P- A Mariza Foods já é uma indústria 4.0?
R- Desde o ano de 2016 nós temos investido muito em automação. Mas a gente ainda está aprendendo. Hoje eu sei que ser 4.0 é muito mais do que botar computador pra rodar, manter uma linha automatizada. Às vezes, a gente enxerga só um lado quando vê, por exemplo, a indústria automobilística fabricando automóveis com robôs. Mas é preciso perceber que por trás daquelas máquinas existe também um batalhão de homens, fazendo revisão, controle, melhoramentos, fazendo acontecer.
P- A indústria 4.0 é, então, uma cultura?
R- Exatamente. É preciso criar essa cultura. Nós já estamos nos preparando e agora, na próxima semana, estaremos dando os primeiros passos para mudar a cultura da empresa. Em primeiro lugar, a gente tem de fazer o quê? Tem de fazer aquilo que a gente prometeu para o consumidor: uniformidade e qualidade no produto.
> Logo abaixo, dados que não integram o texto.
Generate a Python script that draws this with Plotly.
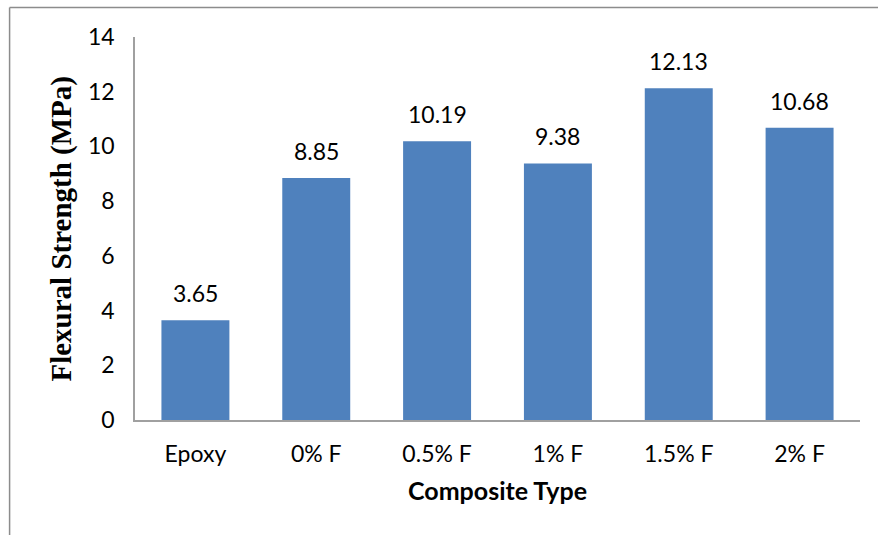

Não adianta somente colocar uma máquina. Tem que ter um padrão e nós estamos correndo atrás desse padrão.
P- E qual o papel do homem nesse contexto de automação?
R- Quando não está na raiz, na base de produção, é ele que vai receber o produto da indústria 4.0. O homem continua sendo a principal ferramenta da indústria 4.0.